Flash cards and spaced-retrieval online apps can help. But there are many subjects or projects where the answers aren't so clear. 
For those types of projects, he reiterates the "directness"  or just going straight into the skill or project you want to accomplish can help.  It is uncomfortable, but that's kind of the point.  You immediately become aware of what your gaps are and can drill down on them.  I think, again, at least in my case, you need to ignore the inner voice that tells you that this just isn't something you're good at and urges you to do something easier.  I like to think that more things can be learned than we realize.
Another way to self test is to ask questions on a sheet of paper, instead of taking notes.  Just by putting the material in the form of a question it can help to make the brain work a bit.
Another strategy is to ask yourself "what is the bigger concept or question?"  To try to understand basic concepts, not just the facts.
The whole idea is to test before you're ready.  That lack of comfort and strain makes the learning process faster.

Thursday, August 15, 2019

Ultralearning: Drilling

As with so many aspects of more efficient learning, the key is to concentrate on the hard things.  It sounds easier than it is.  When confronted with things that are hard, you have to battle your own fears of not being up to the task (comment mine), and the very natural tendency to avoid hard things.  The mind is slippery.  You have to stay alert and force the mind to concentrate on what's difficult.

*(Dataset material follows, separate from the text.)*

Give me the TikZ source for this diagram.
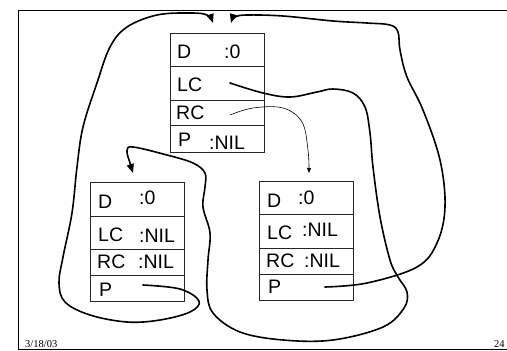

The distinction in ultralearning is to be extremely mindful and keep it difficult. Don't waste time on what you already know.
Some aspects of drilling.
Divide by time:  Particularly valuable for things like music or pronunciation.  drill the difficult aspect and skip the rest
Divide by cognitive components:  eg  pronunciation versus vocabulary
in, say, geography how countries relate to the whole, what are components within the country
Magnifying glass
This is to do 10 times the intensity on things that are hard for you.  His example was research.  He spent 10 X on researching something because he was having a hard time doing that.
Prerequisites
If you find you're lost and not getting something.  Go backwards until you find the step that you don't understand.


Wednesday, August 14, 2019

Ultra Learning: Focus

What has come up over and over again in learning and in getting the most from non-fiction reading is
pretesting and post reading summarizing.
In chapter 3 of the book by Scott H. Young called Ultralearning he deals with focus.
There are 3 basic impediments to focus.
Procrastination-  main strategies to help are to force your self to do 5 minutes, or the
 Pomodoro technique. In the course "learning how to learn" there is a segment by a highschool girl who noticed that if she just started, go through the first 5 minutes, then she could skate.  I've found this to often be true
Carve out scheduled time to work is also a technique.
 He provides the example of a highly intellectual and accomplished woman from the 18th or 19th century who was able to accomplish a ton in addition to having full responsibility for children and running a household.  She was able to immediately dive back into a task.
Leave something half done Though not mentioned in this book, the Hemingway technique would fit in here.  He would leave something midway so that he had an easy entry back in.


Inability to sustain focus
 External distractions These you have to manage
Internal distractions  Acknowledge and release.  The more you do this the easier it becomes.

Poor quality of focus
here is you're too hyped up you can focus on minuteea.  Sometimes laser focus is required.  Sometimes, for writing or problem solving,  a looser type of focus is required.
Interestingly when your arousal is low, loud sounds can help.  I need to try this since that is usually my problem.  Not enough "juice"
Interleaving, changing to different aspects of study can help here.
Sometimes it's easier to focus on videos, but you need to keep an awareness of your quality of learning.  That is why he is not a huge proponent of "flow".  I do see flow as more of a function of creativity, rather than study.  Study is hard.